-- Start --
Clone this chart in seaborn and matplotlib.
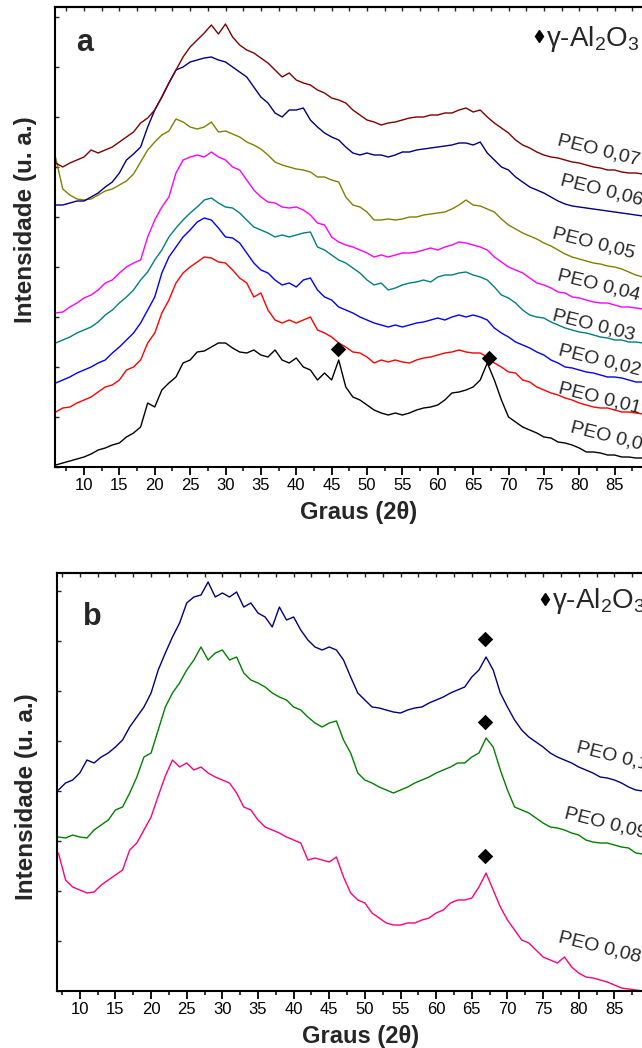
import numpy as np
import pandas as pd
import matplotlib
matplotlib.use("Agg")
import matplotlib.pyplot as plt
import seaborn as sns
from matplotlib.ticker import MultipleLocator, FixedLocator
from matplotlib.lines import Line2D

# ---------------- data: panel a (2theta grid, intensity in a.u.) ----------------
theta_a = [6, 7, 8, 9, 10, 11, 12, 13, 14, 15, 16, 17, 18, 19, 20, 21, 22, 23, 24, 25,
           26, 27, 28, 29, 30, 31, 32, 33, 34, 35, 36, 37, 38, 39, 40, 41, 42, 43, 44, 45,
           46, 47, 48, 49, 50, 51, 52, 53, 54, 55, 56, 57, 58, 59, 60, 61, 62, 63, 64, 65,
           66, 67, 68, 69, 70, 71, 72, 73, 74, 75, 76, 77, 78, 79, 80, 81, 82, 83, 84, 85,
           86, 87, 88, 89, 90]

peo_000 = [2, 4, 6, 8, 10, 13, 17, 19, 22, 24, 30, 34, 40, 64, 60, 77, 84, 90, 104, 107,
           115, 116, 120, 124, 124, 119, 115, 114, 117, 112, 110, 117, 107, 104, 109, 100, 97, 87, 94, 87,
           107, 80, 70, 67, 62, 57, 54, 52, 54, 52, 54, 57, 59, 60, 62, 67, 74, 75, 77, 80,
           87, 104, 87, 67, 50, 45, 40, 37, 34, 30, 29, 25, 24, 22, 19, 15, 15, 14, 12, 12,
           10, 10, 9, 9, 8]
peo_001 = [55, 59, 60, 64, 67, 70, 75, 80, 82, 87, 97, 100, 107, 124, 134, 154, 167, 184, 194, 200,
           205, 210, 209, 205, 204, 197, 189, 184, 170, 174, 157, 147, 144, 147, 144, 147, 150, 137, 134, 130,
           124, 120, 115, 114, 110, 104, 107, 105, 107, 105, 104, 107, 109, 110, 112, 114, 115, 117, 115, 114,
           114, 110, 104, 100, 95, 94, 87, 85, 80, 77, 74, 72, 69, 67, 64, 62, 60, 59, 59, 57,
           55, 55, 54, 53, 52]
peo_002 = [84, 87, 90, 94, 97, 100, 104, 107, 114, 120, 127, 134, 144, 157, 170, 194, 210, 220, 230, 237,
           245, 249, 247, 239, 230, 229, 224, 214, 204, 197, 194, 187, 182, 184, 180, 187, 189, 177, 170, 167,
           160, 157, 154, 150, 147, 144, 142, 140, 142, 140, 142, 144, 145, 147, 149, 147, 150, 152, 150, 152,
           150, 147, 139, 134, 130, 125, 122, 119, 115, 112, 107, 104, 100, 99, 97, 95, 94, 92, 90, 90,
           89, 87, 85, 85, 84]
peo_003 = [124, 127, 130, 134, 137, 140, 145, 152, 157, 164, 170, 177, 187, 195, 207, 217, 230, 239, 247, 254,
           260, 267, 269, 264, 260, 259, 254, 247, 240, 237, 234, 230, 232, 230, 232, 234, 235, 220, 217, 212,
           207, 204, 199, 194, 187, 182, 184, 177, 179, 182, 184, 185, 187, 185, 190, 192, 192, 194, 195, 192,
           190, 187, 180, 172, 169, 164, 157, 152, 150, 149, 145, 142, 139, 137, 135, 134, 132, 130, 129, 127,
           127, 125, 125, 124, 124]
peo_004 = [154, 155, 160, 164, 169, 172, 177, 184, 187, 194, 200, 204, 207, 230, 247, 260, 270, 294, 307, 310,
           312, 310, 315, 310, 307, 300, 297, 287, 277, 270, 265, 264, 260, 259, 260, 257, 252, 244, 242, 230,
           225, 222, 220, 217, 214, 210, 212, 210, 212, 214, 214, 215, 217, 219, 217, 220, 222, 225, 224, 222,
           220, 217, 210, 205, 200, 197, 194, 189, 184, 182, 179, 175, 174, 170, 169, 167, 165, 164, 164, 162,
           160, 160, 159, 158, 157]
peo_005 = [309, 278, 272, 268, 267, 268, 272, 276, 278, 282, 286, 293, 305, 317, 325, 332, 336, 348, 345, 340,
           338, 340, 345, 335, 336, 333, 330, 325, 322, 318, 312, 305, 302, 300, 298, 297, 295, 290, 290, 287,
           285, 270, 262, 260, 255, 247, 247, 248, 247, 248, 250, 250, 252, 253, 254, 255, 258, 262, 267, 262,
           261, 258, 255, 248, 242, 238, 234, 231, 228, 224, 221, 217, 213, 210, 208, 206, 204, 203, 201, 200,
           198, 195, 192, 190, 188]
peo_006 = [262, 262, 264, 266, 266, 270, 274, 280, 285, 294, 307, 313, 320, 340, 357, 370, 384, 397, 400, 405,
           407, 409, 410, 407, 405, 400, 395, 390, 380, 370, 364, 354, 350, 357, 357, 359, 347, 340, 334, 330,
           327, 320, 314, 312, 314, 312, 312, 310, 312, 315, 315, 317, 318, 319, 320, 321, 322, 324, 324, 322,
           325, 314, 307, 300, 297, 290, 285, 280, 277, 274, 270, 266, 263, 261, 260, 259, 258, 257, 256, 255,
           254, 253, 252, 251, 251]
peo_007 = [304, 300, 304, 307, 310, 317, 314, 317, 320, 325, 330, 335, 344, 349, 357, 370, 384, 397, 410, 420,
           427, 434, 442, 433, 443, 430, 422, 417, 414, 409, 404, 397, 390, 394, 387, 384, 382, 377, 374, 369,
           367, 364, 357, 352, 347, 345, 342, 344, 345, 347, 349, 350, 350, 352, 352, 354, 354, 357, 359, 355,
           357, 350, 344, 339, 334, 327, 322, 319, 315, 312, 310, 309, 307, 305, 304, 302, 300, 299, 297, 297,
           295, 294, 294, 293, 292]

names_a = ["PEO 0,00", "PEO 0,01", "PEO 0,02", "PEO 0,03",
           "PEO 0,04", "PEO 0,05", "PEO 0,06", "PEO 0,07"]
series_a = [peo_000, peo_001, peo_002, peo_003, peo_004, peo_005, peo_006, peo_007]
colors_a = ["#000000", "#ff0000", "#0000ff", "#008080",
            "#ff00ff", "#808000", "#000080", "#800000"]

# gamma-Al2O3 reflections marked in panel a
peak_a_x = [45.9, 67.3]
peak_a_y = [118, 109]

# ---------------- data: panel b ----------------
theta_b = [7, 8, 9, 10, 11, 12, 13, 14, 15, 16, 17, 18, 19, 20, 21, 22, 23, 24, 25,
           26, 27, 28, 29, 30, 31, 32, 33, 34, 35, 36, 37, 38, 39, 40, 41, 42, 43, 44, 45,
           46, 47, 48, 49, 50, 51, 52, 53, 54, 55, 56, 57, 58, 59, 60, 61, 62, 63, 64, 65,
           66, 67, 68, 69, 70, 71, 72, 73, 74, 75, 76, 77, 78, 79, 80, 81, 82, 83, 84, 85,
           86, 87, 88, 89, 90]

peo_008 = [138, 111, 104, 101, 98, 99, 106, 111, 116, 121, 141, 148, 161, 174, 195, 215, 231, 224, 228,
           221, 224, 218, 214, 211, 208, 198, 184, 181, 171, 164, 161, 158, 154, 151, 148, 131, 133, 131, 129,
           134, 114, 98, 91, 88, 78, 73, 68, 66, 66, 68, 68, 71, 73, 78, 81, 88, 91, 91, 93,
           104, 118, 101, 84, 71, 61, 51, 48, 41, 34, 31, 28, 34, 24, 18, 14, 13, 11, 9, 6,
           3, 2, 1, 0, 0]
peo_009 = [154, 153, 156, 154, 153, 161, 166, 171, 181, 184, 198, 214, 234, 238, 261, 284, 298, 308, 321,
           331, 344, 331, 338, 341, 331, 334, 318, 311, 308, 304, 298, 294, 291, 284, 281, 274, 268, 264, 268,
           270, 251, 238, 218, 211, 208, 204, 201, 198, 201, 204, 208, 211, 214, 218, 221, 224, 228, 228, 234,
           238, 253, 244, 221, 201, 184, 181, 178, 173, 168, 164, 163, 161, 158, 156, 151, 149, 148, 148, 146,
           144, 143, 138, 137, 136]
peo_010 = [201, 208, 211, 218, 231, 228, 234, 238, 244, 251, 264, 274, 284, 298, 321, 338, 354, 368, 388,
           394, 396, 409, 394, 398, 394, 399, 384, 388, 378, 374, 364, 384, 371, 374, 361, 351, 344, 341, 344,
           341, 331, 314, 298, 291, 284, 283, 281, 279, 278, 281, 283, 284, 288, 291, 294, 298, 301, 304, 314,
           321, 334, 321, 298, 284, 271, 261, 254, 249, 244, 238, 234, 231, 228, 224, 221, 218, 214, 213, 211,
           208, 204, 201, 200, 199]

names_b = ["PEO 0,08", "PEO 0,09", "PEO 0,1"]
series_b = [peo_008, peo_009, peo_010]
colors_b = ["#ff0080", "#008000", "#000080"]

peak_b_x = [66.8, 66.8, 66.8]
peak_b_y = [135, 269, 352]

xtick_values = [10, 15, 20, 25, 30, 35, 40, 45, 50, 55, 60, 65, 70, 75, 80, 85]

# ---------------- style ----------------
sns.set_theme(style="ticks")
plt.rcParams["font.family"] = ["Liberation Sans", "DejaVu Sans"]
plt.rcParams["mathtext.fontset"] = "custom"
plt.rcParams["mathtext.rm"] = "Liberation Sans"
plt.rcParams["mathtext.default"] = "regular"
plt.rcParams["axes.linewidth"] = 1.5

fig = plt.figure(figsize=(6.42, 10.48), dpi=100)
W, H = 642.0, 1048.0
ax_a = fig.add_axes([55 / W, (H - 467) / H, 595 / W, 460 / H])
ax_b = fig.add_axes([57 / W, (H - 991) / H, 593 / W, 418 / H])


def draw_panel(ax, theta, series, names, colors, peak_x, peak_y, xlim, ylim):
    df = pd.DataFrame({
        "theta": np.tile(theta, len(series)),
        "I": np.concatenate([np.asarray(s, float) for s in series]),
        "amostra": np.repeat(names, len(theta)),
    })
    sns.lineplot(data=df, x="theta", y="I", hue="amostra",
                 palette=dict(zip(names, colors)), legend=False,
                 linewidth=1.0, estimator=None, sort=False, ax=ax)
    sns.scatterplot(x=peak_x, y=peak_y, marker="D", s=62, color="black",
                    linewidth=0, ax=ax, zorder=5)
    ax.set_xlim(*xlim)
    ax.set_ylim(*ylim)
    ax.xaxis.set_major_locator(FixedLocator(xtick_values))
    ax.xaxis.set_minor_locator(MultipleLocator(2.5))
    ax.tick_params(axis="x", which="major", direction="out", length=6,
                   width=1.3, labelsize=12, pad=2, colors="black")
    ax.tick_params(axis="x", which="minor", direction="out", length=3, width=1.3)
    ax.yaxis.set_major_locator(MultipleLocator(50))
    ax.tick_params(axis="y", which="major", direction="in", length=3,
                   width=1.0, labelleft=False)
    for sp in ax.spines.values():
        sp.set_linewidth(1.5)
        sp.set_color("black")
    top = ax.secondary_xaxis("top")
    top.xaxis.set_major_locator(MultipleLocator(2.5))
    top.tick_params(direction="in", length=3, width=1.0, labeltop=False)
    top.spines["top"].set_linewidth(1.5)
    ax.set_xlabel("Graus (2θ)", fontsize=17, fontweight="bold")
    ax.set_ylabel("Intensidade (u. a.)", fontsize=17.5, fontweight="bold")


draw_panel(ax_a, theta_a, series_a, names_a, colors_a, peak_a_x, peak_a_y,
           (5.9, 90), (0, 460))
draw_panel(ax_b, theta_b, series_b, names_b, colors_b, peak_b_x, peak_b_y,
           (6.8, 90), (0, 418))

# axis label placement
ax_a.xaxis.set_label_coords(0.51, -0.100)
ax_a.xaxis.label.set_va("center")
ax_a.yaxis.set_label_coords(-0.049, 0.537)
ax_a.yaxis.label.set_va("center")
ax_b.xaxis.set_label_coords(0.512, -0.110)
ax_b.xaxis.label.set_va("center")
ax_b.yaxis.set_label_coords(-0.052, 0.464)
ax_b.yaxis.label.set_va("center")

# panel letters
ax_a.text(0.049, 0.922, "a", transform=ax_a.transAxes, fontsize=22,
          fontweight="bold", ha="center", va="center")
ax_b.text(0.059, 0.895, "b", transform=ax_b.transAxes, fontsize=22,
          fontweight="bold", ha="center", va="center")

# curve labels
lab_a_x = [78.8, 77.1, 77.1, 76.3, 76.9, 76.3, 77.4, 76.9]
lab_a_y = [40, 79, 117, 152, 192, 234, 287, 327]
for t, x, y in zip(names_a, lab_a_x, lab_a_y):
    ax_a.text(x, y, t, fontsize=14, rotation=-14, rotation_mode="anchor",
              ha="left", va="center", clip_on=False)
lab_b_x = [77.2, 78.0, 79.7]
lab_b_y = [54, 178, 244]
for t, x, y in zip(names_b, lab_b_x, lab_b_y):
    ax_b.text(x, y, t, fontsize=14, rotation=-14, rotation_mode="anchor",
              ha="left", va="center", clip_on=False)

# gamma-Al2O3 key
handle = [Line2D([], [], marker="d", color="black", linestyle="none", markersize=6.5)]
for ax, anchor in ((ax_a, (0.802, 0.930)), (ax_b, (0.811, 0.932))):
    ax.legend(handle, ["γ-Al$_2$O$_3$"], loc="center left", bbox_to_anchor=anchor,
              frameon=False, handlelength=0.5, handletextpad=0.0, borderpad=0,
              borderaxespad=0, fontsize=20)

fig.savefig("out.png", dpi=100, facecolor="white")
-- End --
TO DO =>
For the material, find the number of lines holding the word "matplotlib" and give that figure and nothing more.

OUTPUT =>
6